The overall theme of the movie is a battle between old-school and new-age parenting. The verdict? Traditionalist teachings clearly surpasses the hands-off, be-who-you-want-to-be mindset of this new generation of ours. This defeat may explain the poor reviews, as asinine and frivolous as it may be in theory. Most of the critics are one of these "new-age" parents, most likely, and they feel guilty that their techniques are potential failures. Cruel accusation, true, but is it that outrageous? Those who shake their heads aggressively at the screen, do not despair, for the first step in improvement is accepting your state of denial. Boy, what a head on me. Regarding the movie, Billy Crystal and Bette Midler represent the traditional parents: They believe in discipline, strict yet fair doctrines, and good 'ol wholesome fun. (Fittingly, that is the overtone of the entire movie, pleasantly enough.) Their guidelines prove to be cataclysmic initially, since the new-age children are not accustomed to such hands-on treatment, but in the end they will benefit the kids in life. Marisa Tomei and her husband, who shall not be named, represent the new-age parents: They believe in allowing the kids to express themselves freely, even if it means outright inappropriate behavior, and to just let them be alone in their "unique and special minds". No, no, no, this is not parenting. In fact, this is a lack of parenting, for the term implies actually teaching and being involved in the lives of these youths. Letting them do whatever they so please will only result in unruly delinquents and a tense household. Catastrophic household, actually. Luckily, the traditionalists arrive to fulfill their own desires of grand-parenting, as well as improve the temperament of their daughter's domestic existence. By the final scene, the whole family is submerged in a blissful aura of, well, happiness. It's a double-statement, but emphasizes the outcome. This applies not only to the on-screen family but also to those at home watching the movie. A surprising delight in lines of cinema, Parental Guidance appears to the masses as a film with real joys and heart for the entire family to take pleasure in.

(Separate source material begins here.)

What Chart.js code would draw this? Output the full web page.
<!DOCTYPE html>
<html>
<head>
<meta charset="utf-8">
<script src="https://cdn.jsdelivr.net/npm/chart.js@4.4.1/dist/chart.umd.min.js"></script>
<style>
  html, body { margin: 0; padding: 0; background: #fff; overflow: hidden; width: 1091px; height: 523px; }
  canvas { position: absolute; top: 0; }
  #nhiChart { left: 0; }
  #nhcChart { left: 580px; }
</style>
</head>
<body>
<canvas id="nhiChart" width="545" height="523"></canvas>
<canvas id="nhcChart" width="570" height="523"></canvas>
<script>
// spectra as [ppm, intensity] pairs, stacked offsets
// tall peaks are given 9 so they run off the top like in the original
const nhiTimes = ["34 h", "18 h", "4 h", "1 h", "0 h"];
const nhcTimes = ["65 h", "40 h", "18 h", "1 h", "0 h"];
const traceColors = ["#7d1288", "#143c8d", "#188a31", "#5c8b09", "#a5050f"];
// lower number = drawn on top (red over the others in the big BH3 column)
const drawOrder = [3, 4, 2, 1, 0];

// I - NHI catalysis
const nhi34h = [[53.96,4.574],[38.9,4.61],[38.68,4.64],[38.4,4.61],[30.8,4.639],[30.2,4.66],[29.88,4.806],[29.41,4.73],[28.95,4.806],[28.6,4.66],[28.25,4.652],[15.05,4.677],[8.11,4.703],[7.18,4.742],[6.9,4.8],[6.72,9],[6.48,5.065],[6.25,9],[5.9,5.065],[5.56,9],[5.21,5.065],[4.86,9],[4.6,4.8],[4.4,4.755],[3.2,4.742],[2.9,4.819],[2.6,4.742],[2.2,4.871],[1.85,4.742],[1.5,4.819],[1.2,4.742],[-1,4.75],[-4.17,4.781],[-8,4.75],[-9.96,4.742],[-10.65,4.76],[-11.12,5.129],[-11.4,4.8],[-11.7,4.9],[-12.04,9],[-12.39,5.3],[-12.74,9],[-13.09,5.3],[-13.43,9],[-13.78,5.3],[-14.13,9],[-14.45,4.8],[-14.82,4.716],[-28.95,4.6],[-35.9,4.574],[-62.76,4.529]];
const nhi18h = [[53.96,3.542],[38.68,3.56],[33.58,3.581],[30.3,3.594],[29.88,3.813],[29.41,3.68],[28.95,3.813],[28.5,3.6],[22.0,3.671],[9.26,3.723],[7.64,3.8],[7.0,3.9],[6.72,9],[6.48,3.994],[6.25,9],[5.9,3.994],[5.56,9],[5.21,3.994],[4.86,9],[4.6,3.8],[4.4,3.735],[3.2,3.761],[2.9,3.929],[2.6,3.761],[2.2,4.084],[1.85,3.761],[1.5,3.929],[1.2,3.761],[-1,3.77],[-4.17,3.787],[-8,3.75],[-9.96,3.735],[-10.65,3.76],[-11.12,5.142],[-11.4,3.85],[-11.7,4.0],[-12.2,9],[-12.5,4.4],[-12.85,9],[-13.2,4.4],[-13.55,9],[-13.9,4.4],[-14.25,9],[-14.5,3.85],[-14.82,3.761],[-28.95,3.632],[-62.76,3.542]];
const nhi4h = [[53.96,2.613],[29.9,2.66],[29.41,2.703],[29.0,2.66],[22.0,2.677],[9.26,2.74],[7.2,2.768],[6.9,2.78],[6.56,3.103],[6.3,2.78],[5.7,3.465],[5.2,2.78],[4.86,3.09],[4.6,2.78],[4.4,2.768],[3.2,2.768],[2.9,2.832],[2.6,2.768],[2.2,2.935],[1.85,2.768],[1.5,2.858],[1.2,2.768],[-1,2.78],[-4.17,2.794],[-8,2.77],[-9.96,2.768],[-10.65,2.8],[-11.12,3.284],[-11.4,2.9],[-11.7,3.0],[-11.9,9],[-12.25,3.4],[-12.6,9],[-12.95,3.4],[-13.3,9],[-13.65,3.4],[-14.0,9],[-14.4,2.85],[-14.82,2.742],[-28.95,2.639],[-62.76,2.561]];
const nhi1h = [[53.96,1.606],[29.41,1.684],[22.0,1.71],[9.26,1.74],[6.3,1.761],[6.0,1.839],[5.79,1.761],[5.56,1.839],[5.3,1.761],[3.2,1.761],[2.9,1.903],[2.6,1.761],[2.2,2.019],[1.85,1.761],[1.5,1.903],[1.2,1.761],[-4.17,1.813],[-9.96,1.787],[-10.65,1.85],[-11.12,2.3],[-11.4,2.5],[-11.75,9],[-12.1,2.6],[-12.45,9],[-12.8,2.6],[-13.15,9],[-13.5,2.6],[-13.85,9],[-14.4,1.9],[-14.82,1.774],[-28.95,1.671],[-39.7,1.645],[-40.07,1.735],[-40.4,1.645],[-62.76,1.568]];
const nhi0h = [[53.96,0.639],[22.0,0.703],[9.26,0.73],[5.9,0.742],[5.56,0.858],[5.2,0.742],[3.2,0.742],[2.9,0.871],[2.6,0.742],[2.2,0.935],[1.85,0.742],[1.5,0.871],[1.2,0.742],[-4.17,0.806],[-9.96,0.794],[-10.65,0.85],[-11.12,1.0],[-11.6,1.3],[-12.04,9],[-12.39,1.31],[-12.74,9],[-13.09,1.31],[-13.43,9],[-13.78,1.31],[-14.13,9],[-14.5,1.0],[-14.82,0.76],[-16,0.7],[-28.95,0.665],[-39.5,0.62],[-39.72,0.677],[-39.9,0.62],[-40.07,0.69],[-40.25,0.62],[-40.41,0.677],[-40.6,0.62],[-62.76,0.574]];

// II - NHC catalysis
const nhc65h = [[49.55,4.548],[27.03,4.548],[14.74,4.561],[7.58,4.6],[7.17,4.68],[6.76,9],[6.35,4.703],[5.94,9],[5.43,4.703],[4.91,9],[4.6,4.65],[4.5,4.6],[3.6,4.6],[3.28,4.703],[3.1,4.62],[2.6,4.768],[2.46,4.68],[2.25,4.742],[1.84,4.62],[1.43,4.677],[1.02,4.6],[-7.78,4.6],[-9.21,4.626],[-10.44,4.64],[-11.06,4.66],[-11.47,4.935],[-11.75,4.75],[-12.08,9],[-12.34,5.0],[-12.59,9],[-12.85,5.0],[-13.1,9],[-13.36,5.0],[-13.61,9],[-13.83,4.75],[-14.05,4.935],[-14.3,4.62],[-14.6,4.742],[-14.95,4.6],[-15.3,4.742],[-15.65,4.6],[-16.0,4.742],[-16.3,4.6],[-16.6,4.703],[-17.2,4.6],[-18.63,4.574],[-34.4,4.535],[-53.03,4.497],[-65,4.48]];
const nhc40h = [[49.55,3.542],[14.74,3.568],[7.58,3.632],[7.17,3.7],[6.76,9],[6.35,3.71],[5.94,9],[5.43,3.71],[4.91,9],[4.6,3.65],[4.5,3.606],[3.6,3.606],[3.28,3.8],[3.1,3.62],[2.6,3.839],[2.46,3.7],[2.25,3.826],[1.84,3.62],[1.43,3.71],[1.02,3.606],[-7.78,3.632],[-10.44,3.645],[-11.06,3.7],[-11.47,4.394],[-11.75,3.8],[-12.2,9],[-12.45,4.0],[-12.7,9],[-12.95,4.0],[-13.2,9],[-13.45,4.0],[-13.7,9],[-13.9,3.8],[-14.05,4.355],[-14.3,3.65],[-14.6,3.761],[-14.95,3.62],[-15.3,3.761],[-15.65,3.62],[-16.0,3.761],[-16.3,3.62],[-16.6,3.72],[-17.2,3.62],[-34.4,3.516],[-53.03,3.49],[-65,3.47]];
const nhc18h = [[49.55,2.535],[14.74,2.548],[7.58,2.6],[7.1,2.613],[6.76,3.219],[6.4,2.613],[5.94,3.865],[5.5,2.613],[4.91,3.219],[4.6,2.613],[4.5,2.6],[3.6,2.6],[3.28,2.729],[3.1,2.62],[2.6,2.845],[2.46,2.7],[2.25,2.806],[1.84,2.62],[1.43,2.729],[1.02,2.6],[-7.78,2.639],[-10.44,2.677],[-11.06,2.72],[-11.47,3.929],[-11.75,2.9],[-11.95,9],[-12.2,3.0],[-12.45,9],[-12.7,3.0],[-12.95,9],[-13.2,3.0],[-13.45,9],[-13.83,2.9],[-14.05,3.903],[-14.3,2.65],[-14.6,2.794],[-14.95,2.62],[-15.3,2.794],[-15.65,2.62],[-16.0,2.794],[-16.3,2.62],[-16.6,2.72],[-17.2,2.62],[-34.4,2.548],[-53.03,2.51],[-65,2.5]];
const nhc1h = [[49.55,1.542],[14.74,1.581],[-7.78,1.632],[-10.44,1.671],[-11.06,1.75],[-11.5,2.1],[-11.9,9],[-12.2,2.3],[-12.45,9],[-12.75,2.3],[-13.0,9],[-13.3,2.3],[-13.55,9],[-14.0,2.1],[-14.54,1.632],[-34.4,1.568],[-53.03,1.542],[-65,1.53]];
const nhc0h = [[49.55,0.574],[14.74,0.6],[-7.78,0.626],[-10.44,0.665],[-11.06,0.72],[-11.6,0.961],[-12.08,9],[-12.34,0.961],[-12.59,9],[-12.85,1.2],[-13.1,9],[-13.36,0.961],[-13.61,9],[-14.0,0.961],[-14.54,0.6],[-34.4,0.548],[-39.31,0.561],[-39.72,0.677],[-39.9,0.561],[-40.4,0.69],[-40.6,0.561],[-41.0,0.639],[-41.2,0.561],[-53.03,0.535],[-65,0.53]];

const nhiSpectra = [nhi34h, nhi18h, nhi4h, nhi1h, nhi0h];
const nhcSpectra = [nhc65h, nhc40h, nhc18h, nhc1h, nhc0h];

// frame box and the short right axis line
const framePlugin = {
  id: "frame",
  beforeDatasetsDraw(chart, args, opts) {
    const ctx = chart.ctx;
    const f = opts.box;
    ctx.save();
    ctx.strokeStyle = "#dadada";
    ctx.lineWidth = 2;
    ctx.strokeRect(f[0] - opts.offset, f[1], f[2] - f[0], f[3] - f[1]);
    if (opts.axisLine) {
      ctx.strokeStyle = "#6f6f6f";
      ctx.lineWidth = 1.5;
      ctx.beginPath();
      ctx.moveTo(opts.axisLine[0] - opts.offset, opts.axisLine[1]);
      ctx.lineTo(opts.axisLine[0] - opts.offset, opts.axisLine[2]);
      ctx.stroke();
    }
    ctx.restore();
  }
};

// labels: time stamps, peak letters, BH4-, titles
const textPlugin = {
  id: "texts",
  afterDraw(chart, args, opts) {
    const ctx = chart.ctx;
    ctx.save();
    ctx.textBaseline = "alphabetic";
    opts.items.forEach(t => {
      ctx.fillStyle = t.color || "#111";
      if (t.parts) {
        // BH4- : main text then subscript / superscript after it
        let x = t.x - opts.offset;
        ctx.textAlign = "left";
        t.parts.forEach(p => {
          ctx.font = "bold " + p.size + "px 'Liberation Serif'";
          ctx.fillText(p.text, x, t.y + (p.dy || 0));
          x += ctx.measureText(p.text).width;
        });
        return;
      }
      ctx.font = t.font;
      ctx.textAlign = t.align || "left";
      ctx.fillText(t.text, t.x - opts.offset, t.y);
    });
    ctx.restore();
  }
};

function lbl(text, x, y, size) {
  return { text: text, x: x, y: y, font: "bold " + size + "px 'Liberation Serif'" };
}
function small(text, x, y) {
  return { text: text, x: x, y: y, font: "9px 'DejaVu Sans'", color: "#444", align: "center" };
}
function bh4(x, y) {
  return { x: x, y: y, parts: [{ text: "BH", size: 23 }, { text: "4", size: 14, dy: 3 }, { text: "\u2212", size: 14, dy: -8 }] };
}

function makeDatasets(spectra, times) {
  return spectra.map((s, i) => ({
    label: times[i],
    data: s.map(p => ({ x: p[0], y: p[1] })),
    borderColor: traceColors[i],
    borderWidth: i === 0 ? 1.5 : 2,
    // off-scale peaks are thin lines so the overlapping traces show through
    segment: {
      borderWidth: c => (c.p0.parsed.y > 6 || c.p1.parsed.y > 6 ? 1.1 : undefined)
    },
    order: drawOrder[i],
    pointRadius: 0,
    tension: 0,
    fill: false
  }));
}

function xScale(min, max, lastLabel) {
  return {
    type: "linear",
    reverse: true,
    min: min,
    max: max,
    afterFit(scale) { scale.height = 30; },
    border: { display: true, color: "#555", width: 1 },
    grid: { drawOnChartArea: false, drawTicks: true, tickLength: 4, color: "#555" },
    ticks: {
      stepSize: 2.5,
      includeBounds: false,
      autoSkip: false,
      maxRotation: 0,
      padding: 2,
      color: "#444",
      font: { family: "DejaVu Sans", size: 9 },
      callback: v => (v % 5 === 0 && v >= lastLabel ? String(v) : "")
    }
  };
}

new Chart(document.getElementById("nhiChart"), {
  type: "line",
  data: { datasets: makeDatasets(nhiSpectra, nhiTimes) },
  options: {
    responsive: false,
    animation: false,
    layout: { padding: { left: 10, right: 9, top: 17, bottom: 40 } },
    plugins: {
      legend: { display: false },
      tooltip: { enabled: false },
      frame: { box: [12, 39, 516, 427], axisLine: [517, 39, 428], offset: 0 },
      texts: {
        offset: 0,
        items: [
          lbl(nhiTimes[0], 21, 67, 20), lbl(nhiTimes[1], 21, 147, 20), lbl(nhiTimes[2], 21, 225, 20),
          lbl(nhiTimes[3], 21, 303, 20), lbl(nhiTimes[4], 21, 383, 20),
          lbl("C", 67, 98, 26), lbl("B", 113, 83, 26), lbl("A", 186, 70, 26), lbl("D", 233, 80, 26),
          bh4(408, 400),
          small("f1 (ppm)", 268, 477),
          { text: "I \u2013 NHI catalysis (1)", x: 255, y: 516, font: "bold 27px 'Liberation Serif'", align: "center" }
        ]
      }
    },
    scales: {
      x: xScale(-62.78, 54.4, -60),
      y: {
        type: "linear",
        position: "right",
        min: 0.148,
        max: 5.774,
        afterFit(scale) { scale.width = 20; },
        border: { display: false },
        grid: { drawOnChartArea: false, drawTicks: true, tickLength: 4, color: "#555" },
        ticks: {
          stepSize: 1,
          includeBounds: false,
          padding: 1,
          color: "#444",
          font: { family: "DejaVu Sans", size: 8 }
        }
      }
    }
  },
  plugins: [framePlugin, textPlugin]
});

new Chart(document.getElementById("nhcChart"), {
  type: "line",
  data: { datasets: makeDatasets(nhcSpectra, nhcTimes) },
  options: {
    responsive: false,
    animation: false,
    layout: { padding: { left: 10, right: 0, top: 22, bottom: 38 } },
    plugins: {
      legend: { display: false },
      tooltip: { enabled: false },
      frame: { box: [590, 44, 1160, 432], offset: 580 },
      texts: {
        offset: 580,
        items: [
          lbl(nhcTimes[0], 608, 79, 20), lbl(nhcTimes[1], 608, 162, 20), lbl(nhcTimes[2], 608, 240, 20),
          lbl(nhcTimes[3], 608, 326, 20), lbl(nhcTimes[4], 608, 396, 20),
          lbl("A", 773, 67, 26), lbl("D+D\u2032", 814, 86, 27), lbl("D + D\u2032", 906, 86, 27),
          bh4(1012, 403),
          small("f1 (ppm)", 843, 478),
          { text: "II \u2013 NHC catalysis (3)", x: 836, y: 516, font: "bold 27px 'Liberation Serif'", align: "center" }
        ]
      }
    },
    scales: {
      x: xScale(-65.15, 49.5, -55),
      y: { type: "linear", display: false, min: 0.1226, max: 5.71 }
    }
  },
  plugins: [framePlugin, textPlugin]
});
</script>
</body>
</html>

I am aware of the rotten reception this film has received, bombarded with nasty comments such as it being a "blow to the brain for moviegoers", though it is all very expected of this generation. Interestingly enough, I do not consider myself among this new generation of anti-sentimentalism and excessively harsh cynicism, even though my birthday suggests otherwise. What falters in each of those horrid reviews is the lack of, shall we say, imagination? Perhaps if the critics stepped outside of their pseudo-intellectual shells and actually watched a movie in the frame of mind that the film is inclined towards (i.e. innocent, warm simplicity), they would enjoy the substance rather than scowl at the sappy predictability. Seriously, when your guard is down and the bitter sarcasm fades, a sweet-as-pie picture is just sweet with no need to read in between the lines. This is not Argo or Zero Dark Thirty where the entertainment emerges from intellectual intrigue and suspense. Parental Guidance is an adorable picture that will just make you warm and serene inside--no deeper analysis required.